Sunday, March 19, 2023

Cultural Transition

 

If you are from country “X” and you visit country “Y”, you would expect there to be cultural differences in your experience. This is not a matter of right and wrong but of honesty to one’s culture. For example, when an American visits the UK and eats the food at a McDonald’s, the food will taste different than in the US. Or to speak in even more general terms, even though the US and the UK are very similar, the living experience from one to the other, including food, will be markedly distinct.

This is the way we need to think of our experience in church. No matter what culture one is from, when entering the worship service, the experience should be radically different. One should immediately recognize that he is in a different culture than the other he just left when he crossed the threshold of the worship service.

The music, the behavior, the cultural norms, and the language will be different. If you enter church and the environment is no different than that which you just left, then you have not left your previous culture behind. The Divine Liturgy is a different world, outside of and contrary to any other culture.

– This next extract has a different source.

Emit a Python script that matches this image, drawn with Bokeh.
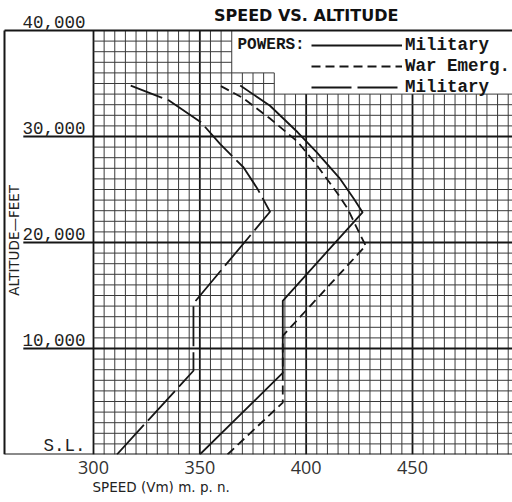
import numpy as np
from bokeh.plotting import figure
from bokeh.models import FixedTicker, Title, Legend, LegendItem, Range1d
from bokeh.core.properties import value
from bokeh.embed import file_html
from bokeh.resources import INLINE

# ---------------- data ----------------
mil_speed = [350, 389, 389, 426.5, 422.5, 416, 405, 396, 383, 369]
mil_alt = [0, 7700, 14500, 22850, 24100, 26000, 28500, 30400, 32900, 34800]

war_speed = [363, 389, 389, 428, 424, 419.5, 414.5, 405, 396, 383, 370.5, 359.5]
war_alt = [0, 4900, 11200, 19700, 21300, 23200, 24700, 27300, 29500, 31700, 33600, 34800]

mil2_speed = [311, 347, 347, 383, 377, 370.5, 359.5, 350.5, 335.5, 317.5]
mil2_alt = [0, 7900, 14250, 22900, 25100, 27100, 29300, 31350, 33400, 34800]

x_ticks = [300, 350, 400, 450]
y_ticks = [0, 10000, 20000, 30000, 40000]
y_labels = ["S.L.", "10,000", "20,000", "30,000", "40,000"]
series_labels = ["Military", "War Emerg.", "Military"]

# ---------------- figure ----------------
PX = 2.1267          # pixels per mph
PY = 0.0106          # pixels per foot
X0 = 300 - 93 / PX   # left edge of the figure
X1 = 300 + 419 / PX  # right edge of the figure
Y0, Y1 = 0, 40000 + 30 / PY
XB = 300 - 89 / PX   # left border of the sheet
INK = "#161616"
GRID = "#3a3a3a"

p = figure(width=512, height=502, x_range=Range1d(X0, X1), y_range=Range1d(Y0, Y1),
           output_backend="svg", toolbar_location=None, y_axis_location=None,
           min_border_left=0, min_border_right=0, min_border_top=0, min_border_bottom=48,
           background_fill_color="white", border_fill_color="white")
p.xgrid.visible = False
p.ygrid.visible = False
p.outline_line_color = None

# ---------------- graph-paper grid ----------------
vx = np.arange(300, 496, 5)
vtop = np.where(vx <= 365, 40000, np.where(vx <= 385, 36000, 34000))
thin_v = vx % 50 != 0
p.segment(x0=vx[thin_v], y0=0, x1=vx[thin_v], y1=vtop[thin_v], line_color=GRID, line_width=1)
p.segment(x0=vx[~thin_v], y0=0, x1=vx[~thin_v], y1=vtop[~thin_v], line_color=INK, line_width=1.8)

hy = np.arange(1000, 40000, 1000)
hright = np.where(hy <= 34000, X1, np.where(hy <= 36000, 385, 365))
thin_h = hy % 10000 != 0
p.segment(x0=300, y0=hy[thin_h], x1=hright[thin_h], y1=hy[thin_h], line_color=GRID, line_width=1)
# heavy lines that also underline the altitude labels
p.segment(x0=267, y0=hy[~thin_h], x1=hright[~thin_h], y1=hy[~thin_h], line_color=INK, line_width=1.8)

# sheet border: left, top, bottom
p.segment(x0=[XB, XB, XB], y0=[0, 40000, 0], x1=[XB, X1, X1], y1=[40000, 40000, 0],
          line_color=INK, line_width=2)

# ---------------- curves ----------------
r1 = p.line(mil_speed, mil_alt, line_color=INK, line_width=1.8, line_join="round")
r2 = p.line(war_speed, war_alt, line_color=INK, line_width=1.8, line_dash="9 5", line_join="round")
r3 = p.line(mil2_speed, mil2_alt, line_color=INK, line_width=1.8, line_dash="40 6", line_join="round")

legend = Legend(items=[LegendItem(label=series_labels[0], renderers=[r1]),
                       LegendItem(label=series_labels[1], renderers=[r2]),
                       LegendItem(label=series_labels[2], renderers=[r3])],
                location=(311, 357), orientation="vertical", padding=0, margin=0,
                spacing=1, glyph_width=91, glyph_height=20, label_height=20,
                label_standoff=3, label_text_font="Liberation Mono",
                label_text_font_style="bold", label_text_font_size="17.5px",
                label_text_color=INK, border_line_color=None, background_fill_alpha=0)
p.add_layout(legend)

p.text(x=[367.7], y=[38600], text=["POWERS:"], text_align="left", text_baseline="middle",
       text_font=value("Liberation Mono"), text_font_style="bold", text_font_size="16px",
       text_color=INK)

# ---------------- title ----------------
p.text(x=[400.0], y=[40000], text=["SPEED VS. ALTITUDE"], text_align="center",
       text_baseline="middle", y_offset=-15, text_font=value("DejaVu Sans"),
       text_font_style="bold", text_font_size="16px", text_color="#111111")

# ---------------- altitude labels ----------------
p.text(x=[296.2] * len(y_ticks), y=y_ticks, text=y_labels, text_align="right",
       text_baseline="middle", y_offset=-9, text_font=value("Liberation Mono"),
       text_font_size="17.5px", text_color="#222222")

p.text(x=[262.6], y=[20200], text=["ALTITUDE\u2014FEET"], angle=np.pi / 2,
       text_align="center", text_baseline="middle", text_font=value("DejaVu Sans"),
       text_font_size="13.5px", text_color="#222222")

# ---------------- speed axis ----------------
p.xaxis.ticker = FixedTicker(ticks=x_ticks)
p.xaxis.axis_line_color = None
p.xaxis.major_tick_line_color = None
p.xaxis.minor_tick_line_color = None
p.xaxis.major_label_standoff = 0
p.xaxis.major_label_text_font = "Open Sans"
p.xaxis.major_label_text_font_size = "18px"
p.xaxis.major_label_text_color = "#333333"

p.add_layout(Title(text="SPEED (Vm) m. p. n.", align="left", offset=92,
                   text_font="DejaVu Sans", text_font_style="normal",
                   text_font_size="13.5px", text_color="#222222", standoff=0), "below")

open("out.html", "w").write(file_html(p, INLINE))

In the Church, there is no race, no color, and no creed other than the worship of the Trinity, the love of God and love for our neighbor.

The Church is not a place to feel comfortable and distracted. When you enter the Divine Liturgy, you are no longer white, black, brown, yellow, or red, you are no longer American, Russian, Ukrainian, French, Germany or Indian. You are part of the people of God, worshiping as part of the body of Christ, unified in the teachings and practices of Jesus Christ and the apostles.

The Church service is a different world.